Следом за ними стали входить поодиночке министры и вельможи, и каждый из них особым поклоном – очень старым, с приседанием – приветствовал короля и королеву, – каждого порознь. Я после изображал всю эту церемонию в движениях.

Затем началось богослужение, отличавшееся большой торжественностью. Множество духовенства. Красные мантии кардиналов. Прекрасное пение хора на фоне органа.

Но вот служба подошла к месту, соответствующему нашей православной «Милости мира», и нам дали знак начинать.

В полной торжества тишине и в сознании ответственности минуты я задал тон, и мы запели[1]. Пели мы просто и строго, без вычур, без аффектации, стараясь чутко прислушиваться друг к другу и не выделяясь индивидуально, т. е. пели так, как и полагается петь ансамблю.

И когда мы кончили, служба продолжалась своим чередом, как будто ее хода ничто и не нарушало.

Через некоторое время кончилась и служба.
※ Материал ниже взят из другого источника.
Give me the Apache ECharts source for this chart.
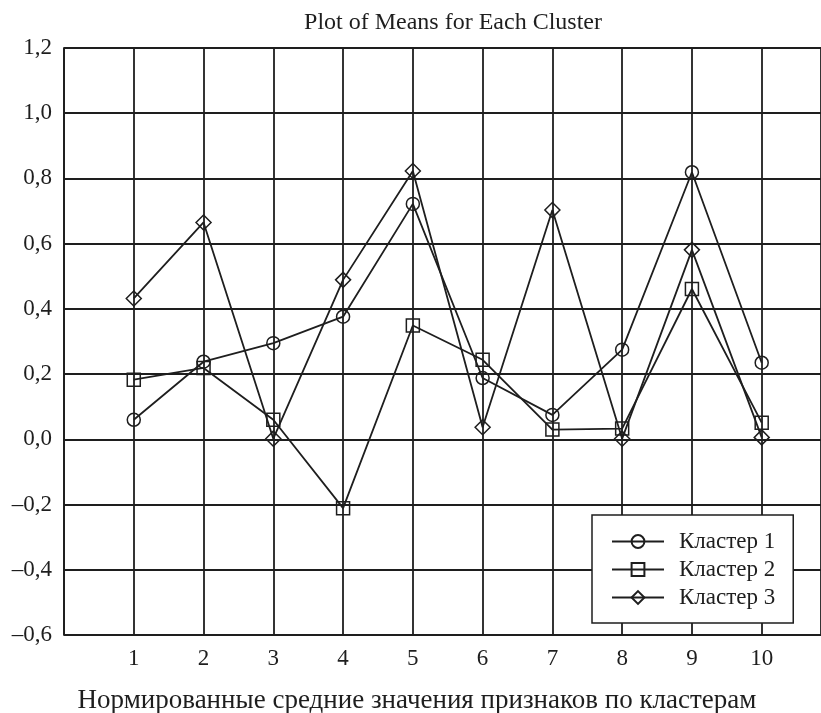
<!DOCTYPE html>
<html>
<head>
<meta charset="utf-8">
<script src="https://cdn.jsdelivr.net/npm/echarts@6/dist/echarts.min.js"></script>
<style>html,body{margin:0;padding:0;background:#fff;}#c{width:821px;height:713px;}</style>
</head>
<body>
<div id="c"></div>
<script>
var categories = [1, 2, 3, 4, 5, 6, 7, 8, 9, 10];
var cluster1 = [0.060, 0.238, 0.295, 0.376, 0.722, 0.188, 0.075, 0.275, 0.819, 0.235];
var cluster2 = [0.183, 0.219, 0.060, -0.211, 0.349, 0.244, 0.030, 0.033, 0.461, 0.051];
var cluster3 = [0.432, 0.665, 0.002, 0.489, 0.823, 0.037, 0.703, 0.002, 0.581, 0.006];
var seriesNames = ['Кластер 1', 'Кластер 2', 'Кластер 3'];
var yTicks = [-0.6, -0.4, -0.2, 0.0, 0.2, 0.4, 0.6, 0.8, 1.0, 1.2];
var chartTitle = 'Plot of Means for Each Cluster';
var bottomTitle = 'Нормированные средние значения признаков по кластерам';

var FONT = '"Liberation Serif", "DejaVu Serif", serif';
var INK = '#1e1e1e';

function pairs(vals) { return categories.map(function (c, i) { return [c, vals[i]]; }); }
function mkSeries(name, vals, symbol, size) {
  return {
    name: name, type: 'line', data: pairs(vals),
    symbol: symbol, symbolSize: size, showSymbol: true,
    lineStyle: { color: INK, width: 1.8 },
    itemStyle: { color: 'rgba(255,255,255,0)', borderColor: INK, borderWidth: 1.5 },
    emphasis: { disabled: true }, animation: false, z: 3
  };
}

var chart = echarts.init(document.getElementById('c'));
chart.setOption({
  backgroundColor: '#fff',
  animation: false,
  grid: { left: 64, top: 48, right: 0, bottom: 78, containLabel: false },
  xAxis: {
    type: 'value', min: 0, max: 10.85, interval: 1,
    axisLine: { show: true, lineStyle: { color: INK, width: 1.8 } },
    axisTick: { show: false },
    splitLine: { show: true, lineStyle: { color: INK, width: 1.8 } },
    axisLabel: {
      margin: 12, fontFamily: FONT, fontSize: 23, color: INK,
      formatter: function (v) { return (v >= 1 && v <= 10 && Math.abs(v - Math.round(v)) < 1e-6) ? String(Math.round(v)) : ''; },
      showMaxLabel: false
    }
  },
  yAxis: {
    type: 'value', min: yTicks[0], max: yTicks[yTicks.length - 1], interval: 0.2,
    axisLine: { show: true, lineStyle: { color: INK, width: 1.8 } },
    axisTick: { show: false },
    splitLine: { show: true, lineStyle: { color: INK, width: 1.8 } },
    axisLabel: {
      margin: 12, fontFamily: FONT, fontSize: 23, color: INK,
      formatter: function (v) { var s = Math.abs(v).toFixed(1).replace('.', ','); return v < -1e-9 ? '\u2013' + s : s; }
    }
  },
  legend: {
    left: 592, top: 515, orient: 'vertical',
    padding: [15, 18, 14, 19], itemGap: 5,
    itemWidth: 52, itemHeight: 16,
    backgroundColor: '#fff', borderColor: INK, borderWidth: 1.5,
    textStyle: { fontFamily: FONT, fontSize: 23, color: INK, padding: [0, 0, 0, 10] },
    data: seriesNames
  },
  graphic: [
    { type: 'text', x: 453, y: 11, style: { text: chartTitle, font: '24px ' + FONT, fill: INK, textAlign: 'center', textVerticalAlign: 'top' } },
    { type: 'text', x: 417, y: 687, style: { text: bottomTitle, font: '27px ' + FONT, fill: INK, textAlign: 'center', textVerticalAlign: 'top' } }
  ],
  series: [
    mkSeries(seriesNames[0], cluster1, 'circle', 13),
    mkSeries(seriesNames[1], cluster2, 'rect', 13),
    mkSeries(seriesNames[2], cluster3, 'diamond', [15, 15])
  ]
});
</script>
</body>
</html>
После нее мы еще раз наблюдали церемонию выхода из храма, не менее характерную, чем вход.

Когда, наконец, все ушли и церковь опустела, стали собираться уходить и мы, но задержались на хорах, впившись глазами в огромную, толстую, изумительную (цены ей нет!) церковную книгу, лежавшую на особом, тоже очень большом и высоком аналое. По ней певчие и пели во время службы.

Книга поистине замечательная. Она в чудесном кожаном переплете, листы ее из специального толстого пергамента, текст – крупными латинскими буквами, а ноты еще крупнее, квадратной формы.

Пока мы рассматривали книгу и любовались ею, нас незаметно окружили хористы. К нашему удивлению, у них – совсем иные, чем прежде, при нашем появлении на хорах, лица. У многих горят глаза. Пытаются заговорить с нами на ужасающем французском языке. Наконец, они решились-таки спросить нас:

– Где вы научились так хорошо петь?

– В России, – говорим, – ведь мы русские.

– Да, мы знаем! Но нашу-то музыку где изучали?

– Как где? – отвечаем. – Мы специально ее совсем не изучали. Нам дали ноты, мы спелись, и вот пришли сюда, чтобы спеть здесь.

– Но ведь вы пели на чужом для вас языке, без аккомпанемента, и никто вами не управлял! Откуда же у вас такая свобода и непринужденность исполнения? А главное – такая точность и чистота интонации и такая слитность пения?.. Поете, точно не трое, а один человек поет! Признаться, нам так не спеть!..

Мы улыбнулись, поблагодарили за комплимент и снова ответили, что мы – из России и там привыкли именно так петь. Мы с малых лет без аккомпанемента поем.

– Но ведь это там у вас, дома, где вы поете вашу родную, привычную для вас музыку! А здесь-то как – чужую для вас, католическую?..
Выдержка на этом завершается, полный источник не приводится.